A few nodded their heads.
"Not many, are there? Well, they used to be pretty popular. Widely-advertised--Ask Dad, he knows'--and all that. then they figured they'd be able to sell on quality alone. They quit advertising. Get the point?"
America's colleges have gotten the point. Many of them would still like to sell on quality alone. But, as the chairman of one Harvard Alumni Schools Committee put it, the problem of admissions policy is One of the most vital that faces the College today. Each year we see wonderful boys of Harvard calibre go elsewhere. If we don't keep selling, we'll soon be left behind. To let up one iota in this fiercely competitive field would insure the same results as an established firm deciding it was not necessary to advertise."

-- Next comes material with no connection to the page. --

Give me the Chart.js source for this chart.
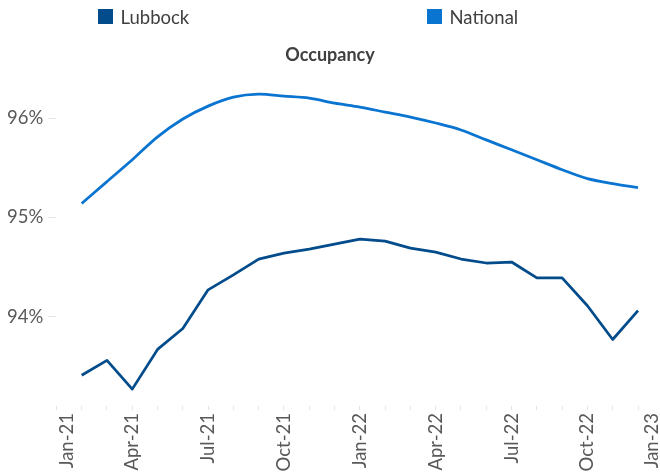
<!DOCTYPE html>
<html>
<head>
<meta charset="utf-8">
<script src="https://cdn.jsdelivr.net/npm/chart.js@4"></script>
<style>
  html, body { margin: 0; padding: 0; background: #fff; overflow: hidden; }
  #wrap { position: relative; width: 660px; height: 473px; }
</style>
</head>
<body>
<div id="wrap"><canvas id="c" width="660" height="473"></canvas></div>
<script>
// ---- data ----
const months = ['Feb-21','Mar-21','Apr-21','May-21','Jun-21','Jul-21','Aug-21','Sep-21','Oct-21','Nov-21','Dec-21',
                'Jan-22','Feb-22','Mar-22','Apr-22','May-22','Jun-22','Jul-22','Aug-22','Sep-22','Oct-22','Nov-22','Dec-22'];
const lubbock = [93.41, 93.56, 93.27, 93.67, 93.88, 94.27, 94.42, 94.58, 94.64, 94.68, 94.73,
                 94.78, 94.76, 94.69, 94.65, 94.58, 94.54, 94.55, 94.39, 94.39, 94.11, 93.77, 94.06];
const national = [95.14, 95.36, 95.58, 95.81, 95.99, 96.12, 96.21, 96.24, 96.22, 96.20, 96.15,
                  96.11, 96.06, 96.01, 95.95, 95.88, 95.78, 95.68, 95.58, 95.48, 95.39, 95.34, 95.30];
const xTickLabels = ['Jan-21','Apr-21','Jul-21','Oct-21','Jan-22','Apr-22','Jul-22','Oct-22','Jan-23'];
const yTickValues = [94, 95, 96];
const seriesNames = ['Lubbock', 'National'];
const colors = ['#034C8C', '#0A74D1'];

// month offset from Jan-21 for each category
const monthIndex = (lbl) => {
  const names = ['Jan','Feb','Mar','Apr','May','Jun','Jul','Aug','Sep','Oct','Nov','Dec'];
  const [m, y] = lbl.split('-');
  return (parseInt(y, 10) - 21) * 12 + names.indexOf(m);
};
const toPoints = (vals) => vals.map((v, i) => ({ x: monthIndex(months[i]), y: v }));

const FONT = 'Lato, "Noto Sans", sans-serif';

const legendPlugin = {
  id: 'customLegend',
  afterDraw(chart) {
    const ctx = chart.ctx;
    const items = [{ x: 98, text: seriesNames[0], color: colors[0] }, { x: 427, text: seriesNames[1], color: colors[1] }];
    ctx.save();
    ctx.font = '18.5px ' + FONT;
    ctx.textBaseline = 'alphabetic';
    ctx.textAlign = 'left';
    items.forEach(it => {
      ctx.fillStyle = it.color;
      ctx.fillRect(it.x, 9, 15, 15);
      ctx.fillStyle = '#404040';
      ctx.fillText(it.text, it.x + 22.5, 24.3);
    });
    ctx.restore();
  }
};

new Chart(document.getElementById('c'), {
  type: 'line',
  data: {
    datasets: [
      { label: seriesNames[0], data: toPoints(lubbock), borderColor: colors[0], backgroundColor: colors[0],
        borderWidth: 2.75, pointRadius: 0, tension: 0, borderJoinStyle: 'round' },
      { label: seriesNames[1], data: toPoints(national), borderColor: colors[1], backgroundColor: colors[1],
        borderWidth: 2.75, pointRadius: 0, tension: 0.3, borderJoinStyle: 'round' }
    ]
  },
  options: {
    responsive: false,
    animation: false,
    events: [],
    layout: { padding: 0 },
    plugins: {
      legend: { display: false },
      tooltip: { enabled: false },
      title: {
        display: true,
        text: 'Occupancy',
        color: '#404040',
        font: { family: FONT, size: 18, weight: 'bold', lineHeight: 1.2 },
        padding: { top: 44.2, bottom: 2.6 }
      }
    },
    scales: {
      x: {
        type: 'linear',
        min: 0,
        max: 23.87,
        afterBuildTicks(scale) {
          const ticks = [];
          for (let m = 0; m <= 23; m++) {
            const k = xTickLabels.findIndex((_, j) => j * 3 === m);
            ticks.push({ value: m, txt: (k > 0 && m > 0) ? xTickLabels[k] : '', mark: true });
          }
          // edge labels nudged inside the plot, as in the reference
          ticks.push({ value: 0.43, txt: xTickLabels[0], mark: false });
          ticks.push({ value: 23.54, txt: xTickLabels[xTickLabels.length - 1], mark: false });
          ticks.sort((a, b) => a.value - b.value);
          scale.ticks = ticks;
        },
        afterFit(scale) {
          scale.height = 67;
          scale.paddingLeft = 0;
          scale.paddingRight = 0;
        },
        border: { display: false },
        grid: {
          drawOnChartArea: false,
          drawTicks: true,
          tickLength: 4,
          lineWidth: 1,
          color: (ctx) => (ctx.tick && ctx.tick.mark) ? '#e4e4e4' : 'rgba(0,0,0,0)'
        },
        ticks: {
          autoSkip: false,
          minRotation: 90,
          maxRotation: 90,
          padding: 3,
          color: '#595959',
          font: { family: FONT, size: 18.5 },
          callback: (value, index, ticks) => ticks[index].txt || ''
        }
      },
      y: {
        min: 93.1,
        max: 96.5,
        afterBuildTicks(scale) {
          scale.ticks = yTickValues.map(v => ({ value: v }));
        },
        afterFit(scale) {
          scale.width = 56.4;
          scale.paddingTop = 0;
          scale.paddingBottom = 0;
        },
        border: { display: false },
        grid: {
          drawOnChartArea: false,
          drawTicks: true,
          tickLength: 8,
          color: '#e4e4e4'
        },
        ticks: {
          padding: 5,
          color: '#595959',
          font: { family: FONT, size: 18.5 },
          callback: (v) => v + '%'
        }
      }
    }
  },
  plugins: [legendPlugin]
});
</script>
</body>
</html>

During the last decade, Harvard, a well-known, established firm, has abandoned the policy of living easily on its past prestige. The College has thrown itself, for good or bad, into this fierce advertising competition. University Hall, rather than letting up on its efforts to "sell" the College, has intensified them, making Harvard an all-out competitor.
The increasing concern with words like "balance," the national college," and the "scholar-athlete" indicates the importance of the admissions problem, which since the war, has resolved itself into an earnest nationwide rivalry to recruit the country's most outstanding students An especially keen competition has developed between Princeton, Yale Dartmouth, and Harvard all of which are seeking the elusive scholar-athlete is evidenced by certain facts: Yale drew a record number of applicants Spring. Princeton's Committee on admissions found its selection task "the most difficult in history": Dartmouth officials chose 760 men from an unprecedented number of 3.511 applicants Harvard admissions officers have also had a tremendous job: 3.800 men filed application for the Class of 1956, 600 more than for the previous freshman class.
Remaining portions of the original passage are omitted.